Since the Seder is very much child-centered-we do many things to arouse the child's curiosity and keep her awake- the asking of the four questions assigned to the youngest member of the gathering is a much anticipated moment. Children wish to please their parents and grandparents while the latter look forward to a few moments of "Naches"-of joy and pride in the accomplishments of their young.(Not to mention the feeling of satisfaction derived from "getting one's money's worth" after investing a good deal financially in either parochial education or special congregational schooling which is also not inexpensive and somewhat of a hardship for many)
The opening word-MAH- is a pivotal word.It can have three meanings: HOW-WHAT, WHY.

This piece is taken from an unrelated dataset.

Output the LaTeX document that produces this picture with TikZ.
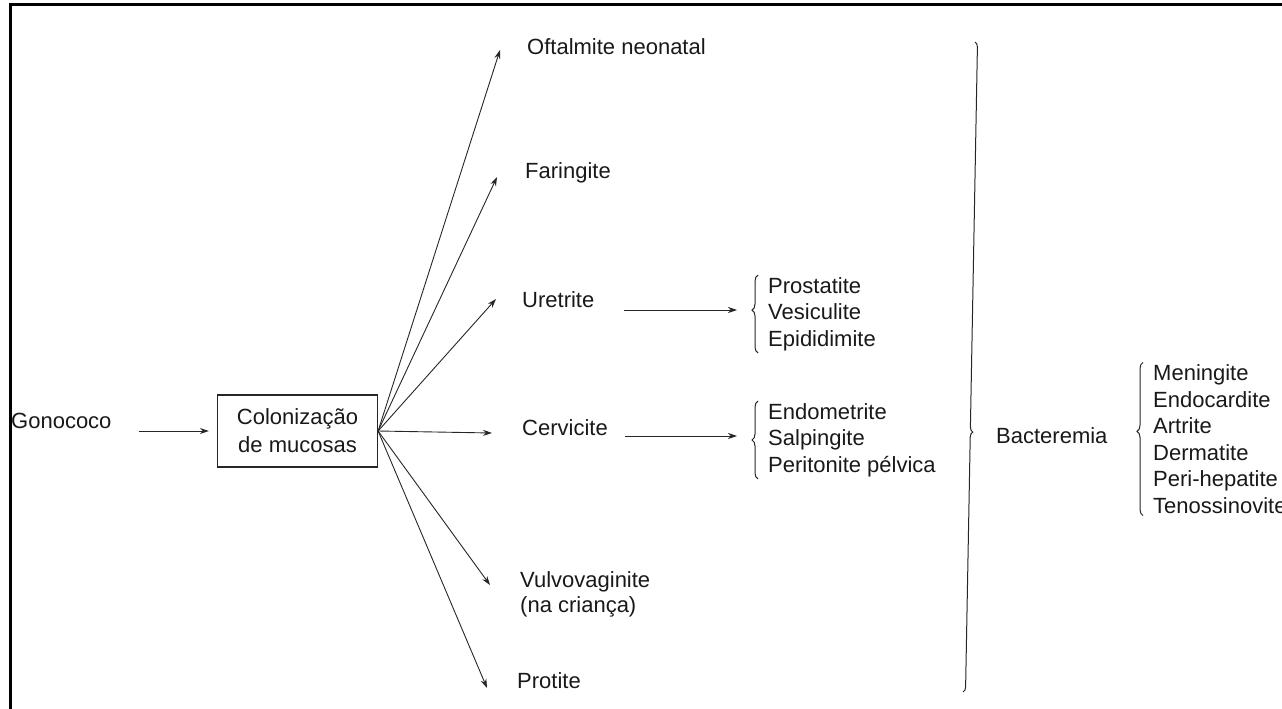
\documentclass[tikz,border=0pt]{standalone}
\usepackage{fontspec}
\setmainfont{Liberation Sans}
\usetikzlibrary{arrows.meta,decorations.pathreplacing}
\begin{document}
\begin{tikzpicture}[x=1pt,y=-1pt,
  lbl/.style={anchor=west,inner sep=0pt,font=\fontsize{22}{26.5}\selectfont,text=black!90},
  lst/.style={lbl,align=left},
  arr/.style={draw=black!85,line width=0.9pt,-{Stealth[length=9pt,width=6pt]}},
  brc/.style={draw=black!85,line width=1pt,decorate,decoration={brace,amplitude=6pt}},
  boxst/.style={draw=black!85,line width=1.2pt,inner sep=0pt,minimum width=160pt,minimum height=72pt,align=center,font=\fontsize{22}{28}\selectfont,text=black!90}
]
\useasboundingbox (0,0) rectangle (1282,709);
\draw[line width=2.6pt] (10.5,712) -- (10.5,4.5) -- (1285,4.5);

\node[lbl] (gono) at (11,421) {Gonococo};
\node[boxst] (box) at (297.5,431) {Colonização\\de mucosas};
\draw[arr] ([xshift=27pt]gono.east |- box.west) -- ([xshift=-8pt]box.west);

\node[lbl] (oft) at (527,47) {Oftalmite neonatal};
\node[lbl] (far) at (525,173) {Faringite};
\node[lbl] (ure) at (522,300) {Uretrite};
\node[lbl] (cer) at (522,428) {Cervicite};
\node[lbl] (vul) at (520,582) {Vulvovaginite};
\node[lbl] (vul2) at (520,607) {(na criança)};
\node[lbl] (pro) at (517,681) {Protite};

\coordinate (fan) at (box.east);
\draw[arr] (fan) -- ([xshift=-27pt,yshift=-3pt]oft.west);
\draw[arr] (fan) -- ([xshift=-28pt,yshift=-4pt]far.west);
\draw[arr] (fan) -- ([xshift=-26pt,yshift=1pt]ure.west);
\draw[arr] (fan) -- ([xshift=-30pt,yshift=-5pt]cer.west);
\draw[arr] (fan) -- ([xshift=-30pt,yshift=-3pt]vul.west);
\draw[arr] (fan) -- ([xshift=-30pt,yshift=-7pt]pro.west);

\node[lst] (plist) at (768,314) {Prostatite\\Vesiculite\\Epididimite};
\node[lst] (elist) at (768,440) {Endometrite\\Salpingite\\Peritonite pélvica};
\coordinate (ua) at ([xshift=29pt,yshift=-10pt]ure.east);
\coordinate (ca) at ([xshift=17pt,yshift=-8pt]cer.east);
\draw[arr] (ua) -- ([xshift=-31pt]ua -| plist.west);
\draw[arr] (ca) -- ([xshift=-31pt]ca -| elist.west);
\draw[brc,decoration={aspect=0.55}] ([xshift=-10pt,yshift=-2pt]plist.south west) -- ([xshift=-10pt,yshift=2pt]plist.north west);
\draw[brc,decoration={aspect=0.5}] ([xshift=-10pt,yshift=-2pt]elist.south west) -- ([xshift=-10pt,yshift=2pt]elist.north west);

\draw[brc,decoration={aspect=0.6,amplitude=5pt}] (975,42) -- (963,692);
\node[lbl] (bac) at (996,436) {Bacteremia};

\node[lst] (mlist) at (1153,439) {Meningite\\Endocardite\\Artrite\\Dermatite\\Peri-hepatite\\Tenossinovite};
\draw[brc,decoration={aspect=0.55}] ([xshift=-10pt,yshift=-2pt]mlist.south west) -- ([xshift=-10pt,yshift=2pt]mlist.north west);
\end{tikzpicture}
\end{document}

The youngster stimulates discussion and narrative-the Haggadah-the telling, regarding the redemption and liberation of the Jewish people by asking HOW-WHAT, in what ways, is the night of Passover different from all other mights of the year. Moreover, she asks WHY , what is the spiritual, historical and philosophical rationale for these differences? To know the how without the why falls short of a full appreciation of the depth of the Passover experience.
I would add a third meaning to the word MAH-it is not only an initiator of a question as much as the springboard for one's sense of amazement and wonder in the face of the miraculous dimensions of Passover. One can paraphrase the opening words in this way:
"MAH -How different is tonight compared with all other nights!"
To evoke and generate a sense of the extraordinary, the marvelous, the feeling of sanctity embedded in Passover-that I believe is the great challenge of the Seder night.
By doing this we remind ourselves and teach our children of the importance of being grateful for the gifts of this celebration-freedom, redemption, rescue,renewal,family, abundance,just to highlight the major blessings. Indeed I believe the operative word of the Seder is contained in the refrain of the popular song-DAYENU, it is enough. More will be discussed about this in later postings.
Enjoy the voices of your young ones asking questions; and if there are no young ones at your table, summon forth the youthfulness and innocence of your own souls to marvel anew at the many miracles and blessings of Pesach.